IV. Analysis of Infringement Allegations
As this is a complaint for declaratory judgment of non-infringement, the following chart summarizes the Plaintiff's primary arguments for why its product does not meet the limitations of the asserted patent claim. No probative visual evidence provided in complaint.
’933 Patent Infringement Allegations
| Claim Element (from Independent Claim 1) | Alleged Non-Infringing Functionality | Complaint Citation | Patent Citation | 
|---|---|---|---|
| wherein the quick-connect system allows a proximal end of the first massaging head to be inserted into or removed from the bore while the piston reciprocates the predetermined stroke length at the first speed | The Accused Product requires the device to be powered off and the piston to be static before a head can be changed. The connection relies on a friction/interference fit that depends on static alignment. | ¶22 | col. 7:7-12 | 
| a drive mechanism that determines a predetermined stroke length of the piston | The Accused Product's stroke length is immutable and fixed at the time of manufacture. Plaintiff argues the patent specification teaches a mechanism for user-selectable stroke lengths, which the Accused Product lacks. | ¶23 | col. 8:22-36 | 
Identified Points of Contention
- Functional Questions: A central dispute concerns the functionality of the head attachment mechanism. The complaint raises the question of whether the Accused Product's "friction/interference" fit (Compl. ¶22) can be considered equivalent to a system that, according to the patent, is designed to allow head swapping "even while the piston... is moving" (’933 Patent, col. 7:11-12).
- Scope Questions: The case will involve interpreting the scope of two key phrases. First, what actions are encompassed by allowing removal "while the piston reciprocates." Second, what is meant by a "drive mechanism that determines a predetermined stroke length." Does this phrase read on a mechanism with a fixed, unchangeable stroke length, or does the patent's disclosure of an adjustable stroke mechanism limit the term to require user-adjustability? (Compl. ¶¶23, 25).
V. Key Claim Terms for Construction
- The Term: "while the piston reciprocates the predetermined stroke length at the first speed" 
- Context and Importance: This term is critical because the Plaintiff's primary non-infringement argument is that its device must be powered off to change heads (Compl. ¶22). The definition will determine whether a "stop-to-change" system can infringe. 
- Intrinsic Evidence for Interpretation: - Evidence for a Broader Interpretation: The patentee may argue that the claim only requires the capability for such an exchange, not that it is the sole or recommended method. The use of a magnetic quick-connect system could be presented as inherently motion-tolerant, suggesting the phrase describes a characteristic of the connection rather than a required user action (’933 Patent, col. 6:57-7:4).

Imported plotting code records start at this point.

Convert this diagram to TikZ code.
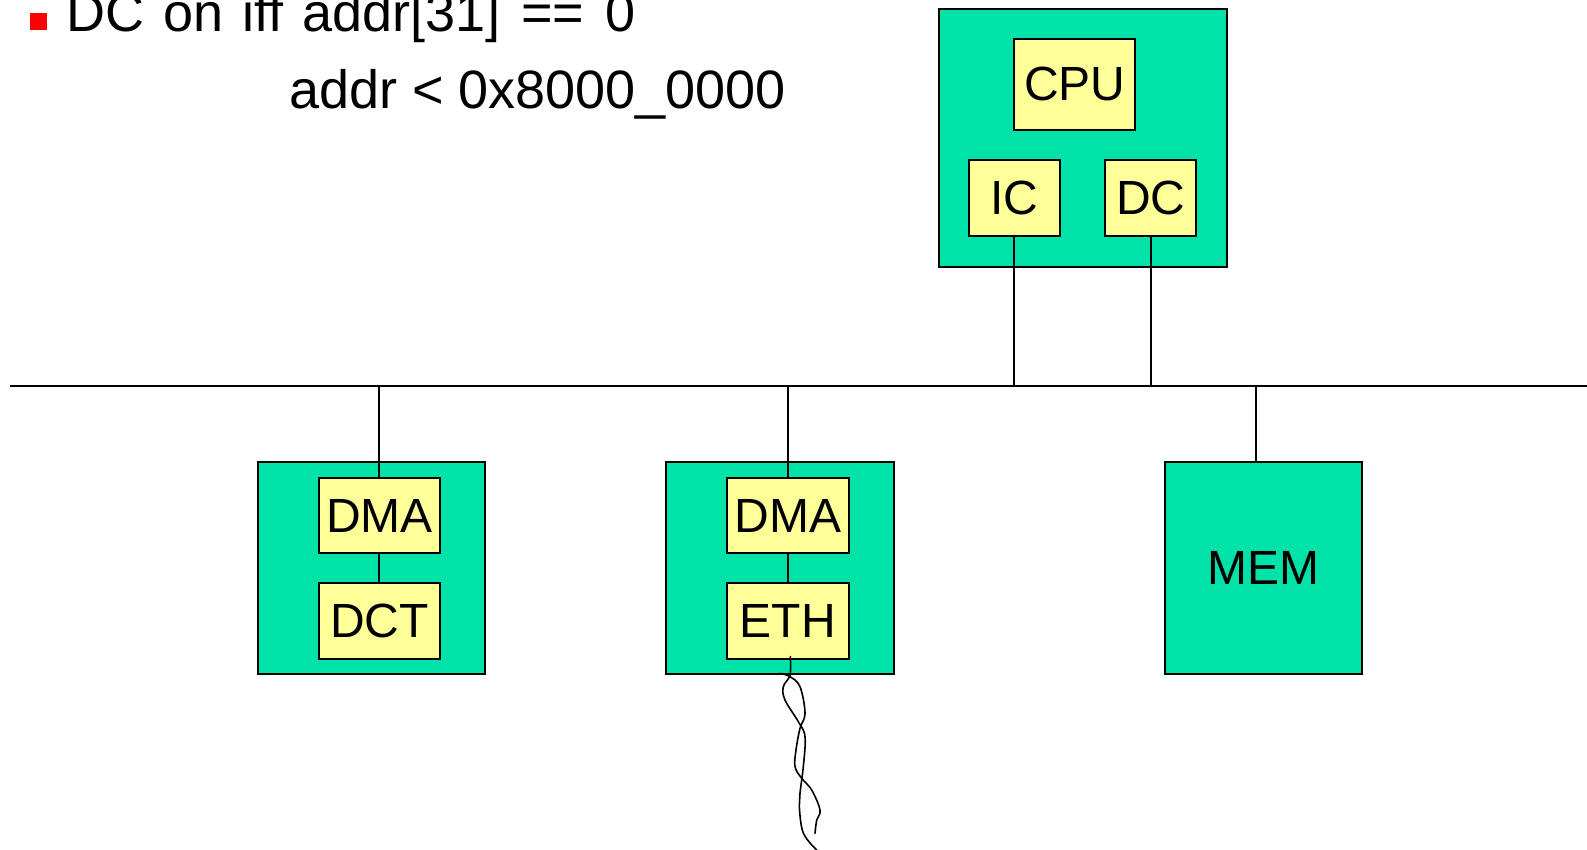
\documentclass[tikz,border=0pt]{standalone}
\usepackage{fontspec}
\setmainfont{Liberation Sans}
\definecolor{boardgreen}{RGB}{0,226,168}
\definecolor{chipyellow}{RGB}{255,255,153}
\definecolor{bulletred}{RGB}{255,0,0}
\begin{document}
\begin{tikzpicture}[x=1pt,y=-1pt,
  board/.style={draw=black,line width=2pt,fill=boardgreen,anchor=north west,inner sep=0pt},
  chip/.style={draw=black,line width=2pt,fill=chipyellow,anchor=north west,inner sep=0pt,font=\fontsize{48}{52}\selectfont},
  wire/.style={draw=black,line width=2pt},
  bigtext/.style={anchor=base west,inner sep=0pt,font=\fontsize{54}{60}\selectfont}]
\useasboundingbox (0,0) rectangle (1587,850);
% bullet text
\node[fill=bulletred,minimum width=16.7pt,minimum height=16.7pt,inner sep=0pt,anchor=north west] (bullet) at (30,12.7) {};
\node[bigtext] (line1) at (66,32) {DC\hspace{19pt}on\hspace{19pt}iff\hspace{19pt}addr[31]\hspace{21pt}==\hspace{21pt}0};
\node[bigtext] (line2) at (289,109) {addr < 0x8000\_0000};
% bus
\coordinate (busL) at (10,385.7);
\coordinate (busR) at (1587,385.7);
\draw[wire] (busL) -- (busR);
% CPU board
\node[board,minimum width=288pt,minimum height=258pt] (cpub) at (937.7,7.7) {};
\node[chip,minimum width=121pt,minimum height=91.3pt] (cpu) at (1013.3,37.7) {CPU};
\node[chip,minimum width=91.3pt,minimum height=75.7pt] (ic) at (967.7,159.3) {IC};
\node[chip,minimum width=91.3pt,minimum height=75.7pt] (dc) at (1104,159.3) {DC};
\draw[wire] (ic.south) -- (ic.south |- busL);
\draw[wire] (dc.south) -- (dc.south |- busL);
% DCT board
\node[board,minimum width=227.6pt,minimum height=212.3pt] (dctb) at (256.7,461) {};
\node[chip,minimum width=121.3pt,minimum height=75.6pt] (dma1) at (317.7,476.7) {DMA};
\node[chip,minimum width=121.3pt,minimum height=75.6pt] (dct) at (317.7,582) {DCT};
\draw[wire] (dma1.north) -- (dma1.north |- busL);
\draw[wire] (dma1.south) -- (dct.north);
% ETH board
\node[board,minimum width=227.4pt,minimum height=212.3pt] (ethb) at (665.3,461) {};
\node[chip,minimum width=121.7pt,minimum height=75.6pt] (dma2) at (726,476.7) {DMA};
\node[chip,minimum width=121.7pt,minimum height=75.6pt] (eth) at (726,582) {ETH};
\draw[wire] (dma2.north) -- (dma2.north |- busL);
\draw[wire] (dma2.south) -- (eth.north);
% MEM board
\node[board,minimum width=196.7pt,minimum height=212.3pt,font=\fontsize{48}{52}\selectfont] (mem) at (1164.3,461) {MEM};
\coordinate (memtap) at (1255.7,461);
\draw[wire] (memtap) -- (memtap |- busL);
% cable
\draw[line width=1.6pt,line cap=round] plot[smooth,tension=0.6] coordinates {([xshift=2.5pt,yshift=3pt]eth.south) (790,675) (783.3,686.7) (785,700) (798.3,721.7) (805,736.7) (803.3,766.7) (800,793) (799.3,806.7) (803.3,833) (816.7,850)};
\draw[line width=1.6pt,line cap=round] plot[smooth,tension=0.6] coordinates {(780,673.3) (790,676.7) (800,686.7) (805,713.3) (800,728.3) (796,750) (795,766.7) (801.7,778.3) (811.7,790) (820,810) (816.7,820) (815,833.3)};
\end{tikzpicture}
\end{document}
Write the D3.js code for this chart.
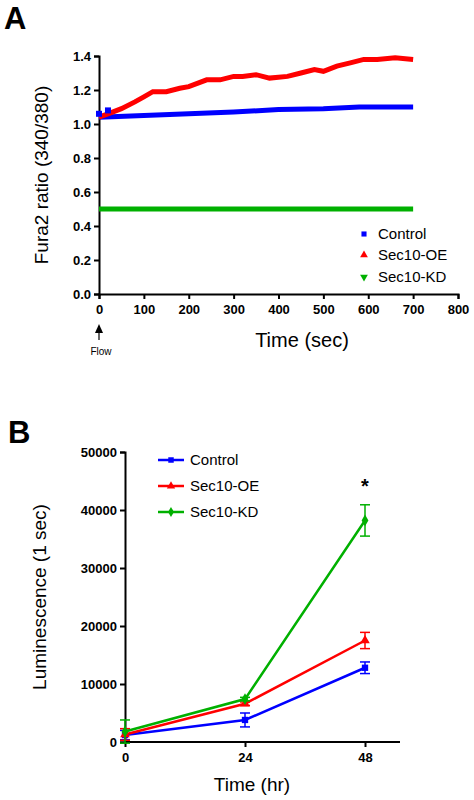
<!DOCTYPE html><html><head><meta charset="utf-8">
<script src="https://cdn.jsdelivr.net/npm/d3@7"></script>
<style>body{margin:0;background:#fff}text{font-family:Arial,"Liberation Sans",sans-serif}</style></head><body>
<svg id="c" width="474" height="800"></svg>
<script>
const seriesNames=["Control","Sec10-OE","Sec10-KD"];
const colors=["#0000ff","#ff0000","#00b000"];
const aControl=[[0,1.04],[100,1.05],[200,1.06],[300,1.07],[400,1.085],[500,1.09],[580,1.10],[700,1.10]];
const aOE=[[0,1.04],[20,1.06],[50,1.09],[80,1.13],[100,1.16],[120,1.19],[150,1.19],[180,1.21],[200,1.22],[240,1.26],[270,1.26],[300,1.28],[320,1.28],[350,1.29],[380,1.27],[420,1.28],[450,1.30],[480,1.32],[500,1.31],[530,1.34],[560,1.36],[590,1.38],[620,1.38],[660,1.39],[700,1.38]];
const aKD=[[0,0.50],[700,0.50]];
const aXTicks=[0,100,200,300,400,500,600,700,800];
const aYTicks=[0,0.2,0.4,0.6,0.8,1.0,1.2,1.4];
const bTimes=[0,24,48];
const bControl=[1200,3800,12800], bControlErr=[800,1200,1000];
const bOE=[1300,6600,17500], bOEErr=[1000,300,1400];
const bKD=[1800,7400,38200], bKDErr=[2000,300,2700];
const bYTicks=[0,10000,20000,30000,40000,50000];

const svg=d3.select("#c");
const black="#000";
svg.append("text").attr("x",4).attr("y",29).attr("font-size",31).attr("font-weight","bold").text("A");
const xA=d3.scaleLinear().domain([0,800]).range([99,458]);
const yA=d3.scaleLinear().domain([0,1.4]).range([294,56]);
const gA=svg.append("g");
gA.append("g").attr("transform","translate(0,294)").call(d3.axisBottom(xA).tickValues(aXTicks).tickSize(5).tickFormat(d3.format("d")))
 .call(g=>{g.select(".domain").attr("stroke-width",2);g.selectAll("text").attr("font-size",13).attr("font-weight","bold").attr("dy","0.9em");g.selectAll("line").attr("stroke-width",2);});
gA.append("g").attr("transform","translate(99,0)").call(d3.axisLeft(yA).tickValues(aYTicks).tickSize(5).tickFormat(d3.format(".1f")))
 .call(g=>{g.select(".domain").attr("stroke-width",2);g.selectAll("text").attr("font-size",13).attr("font-weight","bold");g.selectAll("line").attr("stroke-width",2);});
const lnA=d3.line().x(d=>xA(d[0])).y(d=>yA(d[1]));
[aKD,aControl,aOE].forEach((s,i)=>{
  const c=[colors[2],colors[0],colors[1]][i];
  gA.append("path").attr("d",lnA(s)).attr("fill","none").attr("stroke",c).attr("stroke-width",5);
});
gA.append("rect").attr("x",xA(0)-3).attr("y",yA(1.06)-3).attr("width",6).attr("height",6).attr("fill",colors[0]);
gA.append("rect").attr("x",xA(20)-3).attr("y",yA(1.08)-3).attr("width",6).attr("height",6).attr("fill",colors[0]);
svg.append("text").attr("x",48).attr("y",175).attr("transform","rotate(-90,48,175)").attr("text-anchor","middle").attr("font-size",19).text("Fura2 ratio (340/380)");
svg.append("text").attr("x",302).attr("y",347).attr("text-anchor","middle").attr("font-size",20).text("Time (sec)");
svg.append("line").attr("x1",99).attr("x2",99).attr("y1",340).attr("y2",326).attr("stroke",black).attr("stroke-width",1.2);
svg.append("path").attr("d","M95,333L99,324L103,333Z").attr("fill",black);
svg.append("text").attr("x",101).attr("y",355).attr("text-anchor","middle").attr("font-size",10).text("Flow");
const legA=[234,255,277];
seriesNames.forEach((n,i)=>{
  const y=legA[i];
  const sym=i===0?d3.symbolSquare:d3.symbolTriangle;
  svg.append("path").attr("d",d3.symbol(sym,26)()).attr("transform",`translate(364,${y})`+(i===2?" rotate(180)":"")).attr("fill",colors[i]);
  svg.append("text").attr("x",378).attr("y",y+5).attr("font-size",15).text(n);
});

svg.append("text").attr("x",8).attr("y",443).attr("font-size",31).attr("font-weight","bold").text("B");
const xB=d3.scaleLinear().domain([0,48]).range([125,365]);
const yB=d3.scaleLinear().domain([0,50000]).range([742,452]);
svg.append("g").attr("transform","translate(0,742)").call(d3.axisBottom(xB).tickValues(bTimes).tickSize(5))
 .call(g=>{g.select(".domain").attr("d","M125,0H400").attr("stroke-width",2);g.selectAll("text").attr("font-size",13).attr("font-weight","bold").attr("dy","0.9em");g.selectAll("line").attr("stroke-width",2);});
svg.append("g").attr("transform","translate(125,0)").call(d3.axisLeft(yB).tickValues(bYTicks).tickSize(5).tickFormat(d3.format("d")))
 .call(g=>{g.select(".domain").attr("stroke-width",2);g.selectAll("text").attr("font-size",13).attr("font-weight","bold");g.selectAll("line").attr("stroke-width",2);});
const bs=[[bControl,bControlErr,d3.symbolSquare,0],[bOE,bOEErr,d3.symbolTriangle,1],[bKD,bKDErr,d3.symbolDiamond,2]];
const lnB=d3.line().x((d,i)=>xB(bTimes[i])).y(d=>yB(d));
bs.forEach(([v,e,sym,ci])=>{
  const g=svg.append("g");
  v.forEach((d,i)=>{
    const x=xB(bTimes[i]);
    g.append("line").attr("x1",x).attr("x2",x).attr("y1",yB(d-e[i])).attr("y2",yB(d+e[i])).attr("stroke",colors[ci]).attr("stroke-width",1.5);
    [d-e[i],d+e[i]].forEach(t=>g.append("line").attr("x1",x-5).attr("x2",x+5).attr("y1",yB(t)).attr("y2",yB(t)).attr("stroke",colors[ci]).attr("stroke-width",1.5));
    g.append("path").attr("d",d3.symbol(sym,40)()).attr("transform",`translate(${x},${yB(d)})`).attr("fill",colors[ci]);
  });
  g.append("path").attr("d",lnB(v)).attr("fill","none").attr("stroke",colors[ci]).attr("stroke-width",2.5);
});
svg.append("text").attr("x",xB(48)).attr("y",493).attr("text-anchor","middle").attr("font-size",20).attr("font-weight","bold").text("*");
svg.append("text").attr("x",46).attr("y",597).attr("transform","rotate(-90,46,597)").attr("text-anchor","middle").attr("font-size",19).text("Luminescence (1 sec)");
svg.append("text").attr("x",252).attr("y",791).attr("text-anchor","middle").attr("font-size",19).text("Time (hr)");
const legBy=[460,486,512];
bs.forEach(([v,e,sym,ci],i)=>{
  const y=legBy[i];
  svg.append("line").attr("x1",158).attr("x2",184).attr("y1",y).attr("y2",y).attr("stroke",colors[ci]).attr("stroke-width",2.5);
  svg.append("path").attr("d",d3.symbol(sym,30)()).attr("transform",`translate(171,${y})`).attr("fill",colors[ci]);
  svg.append("text").attr("x",190).attr("y",y+5).attr("font-size",15).text(seriesNames[i]);
});
</script></body></html>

- Evidence for a Narrower Interpretation: The Plaintiff will likely point to specification language stating that the massaging head is tapered "to allow it to easily slip into the opening... even while the piston... is moving" as evidence that the claim requires functionality during active operation (’933 Patent, col. 7:10-12). This suggests an intended feature that a static-only system would lack.
 
- The Term: "a drive mechanism that determines a predetermined stroke length" 
- Context and Importance: Plaintiff argues its fixed-stroke product does not meet this limitation because, it contends, the patent's specification implies an adjustable mechanism (Compl. ¶23). Practitioners may focus on this term as a potential point of distinction between a fixed-geometry design and a user-configurable one. 
- Intrinsic Evidence for Interpretation: - Evidence for a Broader Interpretation: The patentee could argue that any fixed-geometry crank mechanism "determines" the stroke length by its physical dimensions. The word "predetermined" may be interpreted to mean "determined in advance," which would include being fixed at the factory. The description of the basic drive mechanism (flywheel and crank pin) does not inherently require adjustability (’933 Patent, col. 4:41-51).
- Evidence for a Narrower Interpretation: The Plaintiff will likely argue that the patent teaches the concept of "determining" the stroke length through an adjustable "lost motion system" that allows a user to "choose different magnitudes of floating piston movement" (’933 Patent, col. 8:60-63; FIG. 7). This disclosure could be used to argue that the term implies an active selection or setting of the stroke length, not a passive, immutable one.
 
VI. Other Allegations
As this is a declaratory judgment action filed by the accused infringer, the complaint does not contain allegations of indirect or willful infringement against the Defendant. Instead, the Plaintiff seeks a finding that the case is "exceptional" under 35 U.S.C. § 285, which may entitle it to attorney's fees, and requests damages for what it characterizes as Hyperice's "improper acts" in filing the Amazon complaint (Compl., Prayer for Relief F, G).
VII. Analyst’s Conclusion: Key Questions for the Case
The resolution of this declaratory judgment action appears to hinge on two central questions of claim construction and scope:
- A core issue will be one of functional capability: does the claim limitation requiring the ability to change a massage head "while the piston reciprocates" require that function to be possible during full-speed operation, or can it be met by a system that is merely motion-tolerant? This will require a close analysis of whether the Accused Product's "stop-to-change" friction fit is fundamentally different from the claimed system.
- A key question will be one of definitional scope: can the term "determines a predetermined stroke length," when read in light of a specification that describes an adjustable stroke-setting mechanism, be construed to cover a device where the stroke length is immutably fixed at the time of manufacture?